Why does glob lstat matching entries?

与世无争的帅哥 提交于 2019-12-04 04:10:01

This strange behavior has been noticed before on PerlMonks. It turns out that glob calls lstat to support its GLOB_MARK flag, which has the effect that:

Each pathname that is a directory that matches the pattern has a slash appended.

To find out whether a directory entry refers to a subdir, you need to stat it. This is apparently done even when the flag is not given.

I was wondering the same thing - "What is the purpose of this lstat? Does it affect the glob()s return?"

Within bsd_glob.c glob2() I noticed a g_stat call within an if branch that required the GLOB_MARK flag to be set, I also noticed a call to g_lstat just before that was not guarded by a flag check. Both are within an if branch for when the end of pattern is reached. If I remove these 2 lines in the glob2 function in perl-5.12.4/ext/File-Glob/bsd_glob.c

- if (g_lstat(pathbuf, &sb, pglob))
-     return(0);

the only perl test (make test) that fails is test 5 in ext/File-Glob/t/basic.t with:

not ok 5
#   Failed test at ../ext/File-Glob/t/basic.t line 92.
#     Structures begin differing at:
#          $got->[0] = 'asdfasdf'
#     $expected->[0] = Does not exist

Test 5 in t/basic.t is

# check nonexistent checks
# should return an empty list
# XXX since errfunc is NULL on win32, this test is not valid there
@a = bsd_glob("asdfasdf", 0);
SKIP: {
    skip $^O, 1 if $^O eq 'MSWin32' || $^O eq 'NetWare';
    is_deeply(\@a, []);
}

If I replace the 2 lines removed with:

+   if (!((pglob->gl_flags & GLOB_NOCHECK) ||
+         ((pglob->gl_flags & GLOB_NOMAGIC) &&
+          !(pglob->gl_flags & GLOB_MAGCHAR)))){
+     if (g_lstat(pathbuf, &sb, pglob))
+       return(0);
+   }

I don't see any failures from "make test" for perl-5.12.4 on linux x86_64 (RHEL6.3 2.6.32-358.11.1.el6.x86_64) and when using:

strace -fe trace=lstat perl -e 'use File::Glob q{:glob};
                               print scalar bsd_glob(q{/var/log/*},GLOB_NOCHECK)'

I no longer see the lstat calls for each file in the dir.
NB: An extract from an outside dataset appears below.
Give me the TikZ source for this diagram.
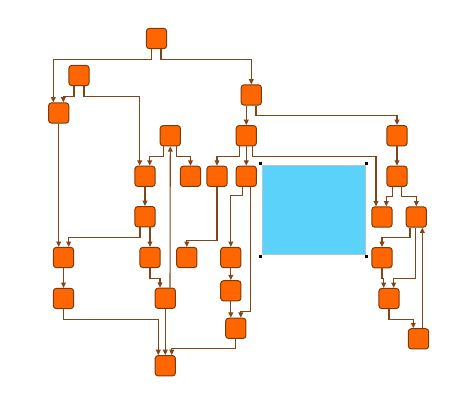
\documentclass[tikz,border=0pt]{standalone}
\usetikzlibrary{arrows.meta,calc}

\begin{document}
\begin{tikzpicture}[x=0.75pt,y=0.75pt,yscale=-1,xscale=1,
    blk/.style={draw={rgb, 255:red, 122; green, 58; blue, 10 }, line width=0.75pt, fill={rgb, 255:red, 255; green, 102; blue, 0 }, rounded corners=2.2pt, minimum size=15.2pt, inner sep=0pt},
    link/.style={draw={rgb, 255:red, 128; green, 70; blue, 25 }, line width=0.8pt, -{Triangle[length=4pt,width=3.6pt]}},
    handle/.style={fill=black}]
        \useasboundingbox (0,0) rectangle (460,400);
        % selected pane
        \draw  [color={rgb, 255:red, 170; green, 200; blue, 215 }  ,fill={rgb, 255:red, 90; green, 210; blue, 250 }  ,line width=0.75pt] (262.7,165) rectangle (365,254) ;
        \fill [handle] (259.2,162.2) rectangle (262.2,165.2) ;
        \fill [handle] (365.2,162.2) rectangle (368.2,165.2) ;
        \fill [handle] (259.2,254.5) rectangle (262.2,257.5) ;
        \fill [handle] (365.2,254.5) rectangle (368.2,257.5) ;
        % blocks
        \node [blk] (n1) at (156.5,38.5) {};
        \node [blk] (n2) at (79,75.5) {};
        \node [blk] (n3) at (251.3,95) {};
        \node [blk] (n4) at (58.7,113) {};
        \node [blk] (n5) at (170.3,135.7) {};
        \node [blk] (n6) at (246.3,135.7) {};
        \node [blk] (n7) at (397,135.7) {};
        \node [blk] (n8) at (145,176.3) {};
        \node [blk] (n9) at (190.5,176.3) {};
        \node [blk] (n10) at (217,176.3) {};
        \node [blk] (n11) at (246.3,176.3) {};
        \node [blk] (n12) at (397,176.3) {};
        \node [blk] (n13) at (145,216.7) {};
        \node [blk] (n14) at (382,217) {};
        \node [blk] (n15) at (416.3,217) {};
        \node [blk] (n16) at (63.5,257.5) {};
        \node [blk] (n17) at (150,257.5) {};
        \node [blk] (n18) at (186.8,257.5) {};
        \node [blk] (n19) at (230.8,257.5) {};
        \node [blk] (n20) at (382,257.7) {};
        \node [blk] (n21) at (230.8,290.8) {};
        \node [blk] (n22) at (63.5,298.5) {};
        \node [blk] (n23) at (165.3,298.3) {};
        \node [blk] (n24) at (389,298.5) {};
        \node [blk] (n25) at (235.8,328.3) {};
        \node [blk] (n26) at (418.5,338.8) {};
        \node [blk] (n27) at (165.3,365.7) {};
        % links
        \draw [link] ($(n1.south)+(-5,0)$) -- ++(0,10) -| ($(n4.north)+(-5.4,0)$) ;
        \draw [link] ($(n1.south)+(4.5,0)$) -- ++(0,10) -| (n3.north) ;
        \draw [link] ($(n2.south)+(-5,0)$) -- ++(0,10) -| ($(n4.north)+(4.6,0)$) ;
        \draw [link] ($(n2.south)+(5,0)$) -- ++(0,10) -| ($(n8.north)+(-5.3,0)$) ;
        \draw [link] ($(n3.south)+(-5,0)$) -- (n6.north) ;
        \draw [link] ($(n3.south)+(4.7,0)$) -- ++(0,10) -| (n7.north) ;
        \draw [link] ($(n5.south)+(-7,0)$) -- ++(0,10) -| ($(n8.north)+(4.7,0)$) ;
        \draw [link] ($(n5.south)+(6.4,0)$) -- ++(0,10) -| (n9.north) ;
        \draw [link] ($(n6.south)+(-7,0)$) -- ++(0,10) -| (n10.north) ;
        \draw [link] (n6.south) -- (n11.north) ;
        \draw [link] ($(n6.south)+(6.4,0)$) -- ++(0,10) -| ($(n14.north)+(-6,0)$) ;
        \draw [link] (n7.south) -- (n12.north) ;
        \draw [link] ($(n12.south)+(-4.7,0)$) -- ++(0,10) -| ($(n14.north)+(4.3,0)$) ;
        \draw [link] ($(n12.south)+(4.7,0)$) -- ++(0,10) -| (n15.north) ;
        \draw [link] (n8.south) -- (n13.north) ;
        \draw [link] ($(n13.south)+(-5,0)$) -- ++(0,10) -| ($(n16.north)+(5.2,0)$) ;
        \draw [link] ($(n13.south)+(5,0)$) -- (n17.north) ;
        \draw [link] (n4.south) -- (n4.south |- n16.north) ;
        \draw [link] (n16.south) -- (n22.north) ;
        \draw [link] (n22.south) -- ++(0,10) -| ($(n27.north)+(-7,0)$) ;
        \draw [link] (n17.south) -- ++(0,10) -| ($(n23.north)+(-5.3,0)$) ;
        \draw [link] (n23.south) -- (n27.north) ;
        \draw [link] ($(n23.north)+(4.7,0)$) -- (n5.south) ;
        \draw [link] (n10.south) -- ++(0,54) -| (n18.north) ;
        \draw [link] ($(n11.south)+(-4,0)$) -- ++(0,9) -| (n19.north) ;
        \draw [link] ($(n11.south)+(4.4,0)$) -- ++(0,124.5) -| ($(n25.north)+(5,0)$) ;
        \draw [link] (n19.south) -- (n21.north) ;
        \draw [link] (n21.south) -- (n21.south |- n25.north) ;
        \draw [link] (n25.south) -- ++(0,10) -| ($(n27.north)+(6.4,0)$) ;
        \draw [link] ($(n15.south)+(-6.3,0)$) -- ++(0,10) -| (n20.north) ;
        \draw [link] ($(n15.south)+(-0.6,0)$) -- ++(0,51) -| ($(n24.north)+(4.7,0)$) ;
        \draw [link] ($(n26.north)+(3.8,0)$) -- ($(n15.south)+(6,0)$) ;
        \draw [link] (n20.south) -- ++(0,10.3) -| ($(n24.north)+(-5.3,0)$) ;
        \draw [link] (n24.south) -- ++(0,10) -| ($(n26.north)+(-5.2,0)$) ;
\end{tikzpicture}
\end{document}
I don't mean to suggest that the perl tests for glob (File-Glob) are comprehensive (they are not), or that a change such as this will not break existing behaviour (this seems likely). As far as I can tell the code with this (g_l)stat call existed in original-bsd/lib/libc/gen/glob.c 24 years ago in 1990.

Also see:

  • Chapter 6. Benchmarking Perl of "Mastering Perl" By brian d foy, Randal L. Schwartz contains a section on comparing code where code using glob() and opendir() is compared.
  • "future globs (was "UNIX mindset...")" in comp.unix.wizards from Dick Dunn in 1991.
  • Usenet newsgroup mod.sources "'Globbing' library routine (glob)" from Guido van Rossum in July 1986 - I don't see a reference to "stat" in this code.